* BEGIN GIVEN DATA *

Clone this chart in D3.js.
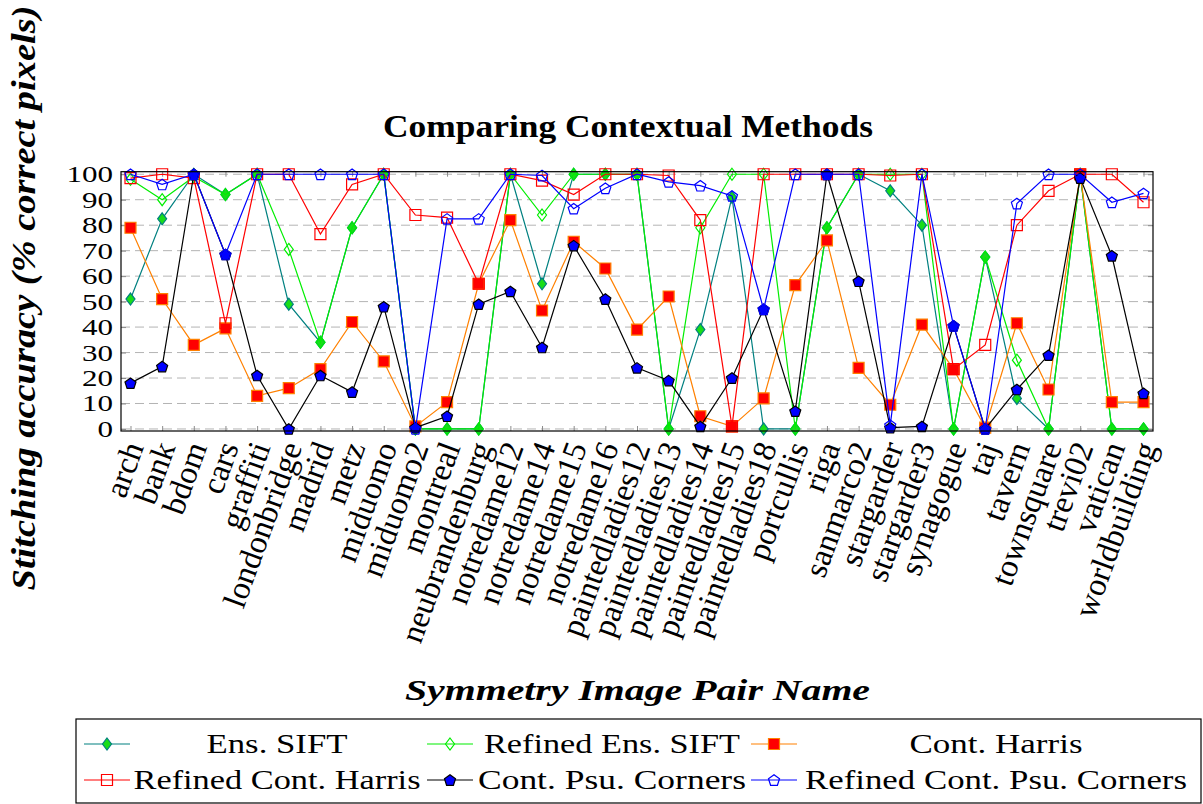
<!DOCTYPE html>
<html>
<head>
<meta charset="utf-8">
<script src="https://cdn.jsdelivr.net/npm/d3@7"></script>
<style>
  body { margin: 0; background: #fff; }
</style>
</head>
<body>
<svg id="canvas"></svg>
<script>
let categories = ['arch', 'bank', 'bdom', 'cars', 'graffiti', 'londonbridge', 'madrid', 'metz',
    'miduomo', 'miduomo2', 'montreal', 'neubrandenburg', 'notredame12', 'notredame14', 'notredame15',
    'notredame16', 'paintedladies12', 'paintedladies13', 'paintedladies14', 'paintedladies15',
    'paintedladies18', 'portcullis', 'riga', 'sanmarco2', 'stargarder', 'stargarder3', 'synagogue',
    'taj', 'tavern', 'townsquare', 'trevi02', 'vatican', 'worldbuilding']

let ensSift       = [51, 82.5, 100, 92, 100, 49, 34, 79, 100, 0, 0, 0, 100, 57, 100, 100, 100, 0, 39, 91, 0, 0, 79, 100, 93.5, 80, 0, 67.5, 12, 0, 100, 0, 0]
let refEnsSift    = [98, 90, 99, 92, 100, 70.5, 34, 79, 100, 0, 0, 0, 100, 84, 100, 100, 100, 0, 79, 100, 100, 0, 79, 100, 100, 100, 0, 67.5, 27, 0, 100, 0, 0]
let contHarris    = [79, 51, 33, 39.5, 13, 16, 23.5, 42, 26.5, 1, 10.5, 57, 82, 46.5, 73.5, 63, 39, 52, 5, 1, 12, 56.5, 74, 24, 9.5, 41, 23.5, 0.5, 41.5, 15.5, 100, 10.5, 10.5]
let refContHarris = [98.5, 100, 98.5, 41.5, 100, 100, 76.5, 96, 100, 84, 83, 57, 100, 97.5, 92, 100, 100, 99.5, 82, 1, 100, 100, 100, 100, 99.5, 100, 23.5, 33, 80, 93.5, 100, 100, 89]
let contPsu       = [18, 24.5, 100, 68.5, 21, 0, 21, 14.5, 48, 0.5, 5, 49, 54, 32, 72, 51, 24, 19, 1, 20, 47, 7, 100, 58, 0.5, 1, 40.5, 0, 15.5, 29, 98.5, 68, 14]
let refContPsu    = [100, 96, 100, 68.5, 100, 100, 100, 100, 100, 0, 82.5, 82.5, 100, 99.5, 86.5, 94.5, 100, 97, 95.5, 91.5, 47, 100, 100, 100, 1.5, 100, 40.5, 0, 88.5, 100, 100, 89, 92.5]

let seriesNames = ['Ens. SIFT', 'Refined Ens. SIFT', 'Cont. Harris', 'Refined Cont. Harris', 'Cont. Psu. Corners', 'Refined Cont. Psu. Corners']
let yTicks = [0, 10, 20, 30, 40, 50, 60, 70, 80, 90, 100]

let width = 1203
let height = 804
let plotLeft = 121
let plotRight = 1153
let plotTop = 171.7
let plotBottom = 431
let serif = "'Liberation Serif', 'DejaVu Serif', 'Times New Roman', serif"

let svg = d3.select('#canvas').attr('width', width).attr('height', height)

let series = [
    { name: seriesNames[0], values: ensSift,       line: '#008080', mark: 'diamond',  fill: '#19dd19', stroke: '#008080' },
    { name: seriesNames[1], values: refEnsSift,    line: '#00ee00', mark: 'diamond',  fill: 'none',    stroke: '#00ee00' },
    { name: seriesNames[2], values: contHarris,    line: '#ff8000', mark: 'square',   fill: '#ff0000', stroke: '#ff8000' },
    { name: seriesNames[3], values: refContHarris, line: '#ff0000', mark: 'square',   fill: 'none',    stroke: '#ff0000' },
    { name: seriesNames[4], values: contPsu,       line: '#000000', mark: 'pentagon', fill: '#0000ff', stroke: '#000000' },
    { name: seriesNames[5], values: refContPsu,    line: '#0000ff', mark: 'pentagon', fill: 'none',    stroke: '#0000ff' }
]

let xScale = d3.scaleLinear().domain([-0.3, categories.length - 1 + 0.3]).range([plotLeft, plotRight])
let yScale = d3.scaleLinear().domain([-0.8, 101]).range([plotBottom, plotTop])

// marker outlines, centred on 0,0
let markPath = (kind) => {
    if (kind === 'square') {
        return 'M-5.5,-5.5H5.5V5.5H-5.5Z'
    } else if (kind === 'diamond') {
        return 'M0,-6L4.5,0L0,6L-4.5,0Z'
    }
    let pts = d3.range(5).map((k) => {
        let a = -Math.PI / 2 + k * 2 * Math.PI / 5
        return [5.8 * Math.cos(a), 5.8 * Math.sin(a) + 0.6]
    })
    return 'M' + pts.map((p) => p.join(',')).join('L') + 'Z'
}

// grid
svg.append('g')
    .selectAll('line')
    .data(yTicks)
    .enter()
    .append('line')
    .attr('x1', plotLeft)
    .attr('x2', plotRight)
    .attr('y1', (d) => yScale(d))
    .attr('y2', (d) => yScale(d))
    .attr('stroke', '#b4b4b4')
    .attr('stroke-width', 1)
    .attr('stroke-dasharray', '9,5')

// axes with ticks on both sides
let xAxisBottom = d3.axisBottom(xScale).tickValues(d3.range(categories.length)).tickSize(-5).tickFormat('')
let xAxisTop = d3.axisTop(xScale).tickValues(d3.range(categories.length)).tickSize(-5).tickFormat('')
let yAxisLeft = d3.axisLeft(yScale).tickValues(yTicks).tickSize(-5).tickFormat('')
let yAxisRight = d3.axisRight(yScale).tickValues(yTicks).tickSize(-5).tickFormat('')

let axes = [
    [xAxisBottom, 'translate(0,' + plotBottom + ')'],
    [xAxisTop, 'translate(0,' + plotTop + ')'],
    [yAxisLeft, 'translate(' + plotLeft + ',0)'],
    [yAxisRight, 'translate(' + plotRight + ',0)']
]
axes.forEach((a) => {
    let g = svg.append('g').attr('transform', a[1]).call(a[0])
    g.select('.domain').remove()
    g.selectAll('.tick line').attr('stroke', '#8c8c8c')
    g.selectAll('.tick text').remove()
})

// y tick labels
svg.append('g')
    .selectAll('text')
    .data(yTicks)
    .enter()
    .append('text')
    .attr('x', 113)
    .attr('y', (d) => yScale(d) + 8)
    .attr('text-anchor', 'end')
    .attr('textLength', (d) => String(d).length * 15.5)
    .attr('lengthAdjust', 'spacingAndGlyphs')
    .style('font-family', serif)
    .style('font-size', '24px')
    .text((d) => d)

// x tick labels
svg.append('g')
    .selectAll('text')
    .data(categories)
    .enter()
    .append('text')
    .attr('text-anchor', 'end')
    .attr('dy', '0.35em')
    .attr('transform', (d, i) => 'translate(' + (xScale(i) + 3) + ',443) rotate(-70)')
    .style('font-family', serif)
    .style('font-size', '32.5px')
    .text((d) => d)

// lines and markers
let lineGen = d3.line()
    .x((d, i) => xScale(i))
    .y((d) => yScale(d))

let plotG = svg.append('g')
series.forEach((s) => {
    let g = plotG.append('g')
    g.append('path')
        .datum(s.values)
        .attr('d', lineGen)
        .attr('fill', 'none')
        .attr('stroke', s.line)
        .attr('stroke-width', 1.2)
    g.selectAll('path.mark')
        .data(s.values)
        .enter()
        .append('path')
        .attr('class', 'mark')
        .attr('d', markPath(s.mark))
        .attr('transform', (d, i) => 'translate(' + xScale(i) + ',' + yScale(d) + ')')
        .attr('fill', s.fill)
        .attr('stroke', s.stroke)
        .attr('stroke-width', 1.2)
})

// frame
svg.append('rect')
    .attr('x', plotLeft)
    .attr('y', plotTop)
    .attr('width', plotRight - plotLeft)
    .attr('height', plotBottom - plotTop)
    .attr('fill', 'none')
    .attr('stroke', '#000')
    .attr('stroke-width', 1.2)

// title and axis labels
svg.append('text')
    .attr('x', 628)
    .attr('y', 137)
    .attr('text-anchor', 'middle')
    .attr('textLength', 490)
    .attr('lengthAdjust', 'spacingAndGlyphs')
    .style('font-family', serif)
    .style('font-size', '32px')
    .style('font-weight', 'bold')
    .text('Comparing Contextual Methods')

svg.append('text')
    .attr('x', 637.5)
    .attr('y', 700)
    .attr('text-anchor', 'middle')
    .attr('textLength', 465)
    .attr('lengthAdjust', 'spacingAndGlyphs')
    .style('font-family', serif)
    .style('font-size', '30px')
    .style('font-weight', 'bold')
    .style('font-style', 'italic')
    .text('Symmetry Image Pair Name')

svg.append('text')
    .attr('transform', 'translate(35,298) rotate(-90)')
    .attr('text-anchor', 'middle')
    .attr('textLength', 585)
    .attr('lengthAdjust', 'spacingAndGlyphs')
    .style('font-family', serif)
    .style('font-size', '33px')
    .style('font-weight', 'bold')
    .style('font-style', 'italic')
    .text('Stitching accuracy (% correct pixels)')

// legend
let legendCols = [84, 427, 751]
let legendTextCenters = [277, 612, 996]
let legendRows = [744, 780]
let legendTextWidths = [141, 256, 173, 287, 268, 382]

svg.append('rect')
    .attr('x', 76)
    .attr('y', 719)
    .attr('width', 1125)
    .attr('height', 84)
    .attr('fill', 'none')
    .attr('stroke', '#000')
    .attr('stroke-width', 1.2)

series.forEach((s, i) => {
    let col = i % 3
    let row = Math.floor(i / 3)
    let y = legendRows[row]
    let x0 = legendCols[col]
    let g = svg.append('g')
    g.append('line')
        .attr('x1', x0)
        .attr('x2', x0 + 46)
        .attr('y1', y)
        .attr('y2', y)
        .attr('stroke', s.line)
        .attr('stroke-width', 1.2)
    g.append('path')
        .attr('d', markPath(s.mark))
        .attr('transform', 'translate(' + (x0 + 23) + ',' + y + ')')
        .attr('fill', s.fill)
        .attr('stroke', s.stroke)
        .attr('stroke-width', 1.2)
    g.append('text')
        .attr('x', legendTextCenters[col])
        .attr('y', y + 9)
        .attr('text-anchor', 'middle')
        .attr('textLength', legendTextWidths[i])
        .attr('lengthAdjust', 'spacingAndGlyphs')
        .style('font-family', serif)
        .style('font-size', '27px')
        .text(s.name)
})
</script>
</body>
</html>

* END GIVEN DATA *

» THE REQUEST
Skip every picture and return the lines above from the top through the one that contains "100, 89, 92.5]".

» SOLUTION TO THE PROBLEM
Clone this chart in D3.js.
<!DOCTYPE html>
<html>
<head>
<meta charset="utf-8">
<script src="https://cdn.jsdelivr.net/npm/d3@7"></script>
<style>
  body { margin: 0; background: #fff; }
</style>
</head>
<body>
<svg id="canvas"></svg>
<script>
let categories = ['arch', 'bank', 'bdom', 'cars', 'graffiti', 'londonbridge', 'madrid', 'metz',
    'miduomo', 'miduomo2', 'montreal', 'neubrandenburg', 'notredame12', 'notredame14', 'notredame15',
    'notredame16', 'paintedladies12', 'paintedladies13', 'paintedladies14', 'paintedladies15',
    'paintedladies18', 'portcullis', 'riga', 'sanmarco2', 'stargarder', 'stargarder3', 'synagogue',
    'taj', 'tavern', 'townsquare', 'trevi02', 'vatican', 'worldbuilding']

let ensSift       = [51, 82.5, 100, 92, 100, 49, 34, 79, 100, 0, 0, 0, 100, 57, 100, 100, 100, 0, 39, 91, 0, 0, 79, 100, 93.5, 80, 0, 67.5, 12, 0, 100, 0, 0]
let refEnsSift    = [98, 90, 99, 92, 100, 70.5, 34, 79, 100, 0, 0, 0, 100, 84, 100, 100, 100, 0, 79, 100, 100, 0, 79, 100, 100, 100, 0, 67.5, 27, 0, 100, 0, 0]
let contHarris    = [79, 51, 33, 39.5, 13, 16, 23.5, 42, 26.5, 1, 10.5, 57, 82, 46.5, 73.5, 63, 39, 52, 5, 1, 12, 56.5, 74, 24, 9.5, 41, 23.5, 0.5, 41.5, 15.5, 100, 10.5, 10.5]
let refContHarris = [98.5, 100, 98.5, 41.5, 100, 100, 76.5, 96, 100, 84, 83, 57, 100, 97.5, 92, 100, 100, 99.5, 82, 1, 100, 100, 100, 100, 99.5, 100, 23.5, 33, 80, 93.5, 100, 100, 89]
let contPsu       = [18, 24.5, 100, 68.5, 21, 0, 21, 14.5, 48, 0.5, 5, 49, 54, 32, 72, 51, 24, 19, 1, 20, 47, 7, 100, 58, 0.5, 1, 40.5, 0, 15.5, 29, 98.5, 68, 14]
let refContPsu    = [100, 96, 100, 68.5, 100, 100, 100, 100, 100, 0, 82.5, 82.5, 100, 99.5, 86.5, 94.5, 100, 97, 95.5, 91.5, 47, 100, 100, 100, 1.5, 100, 40.5, 0, 88.5, 100, 100, 89, 92.5]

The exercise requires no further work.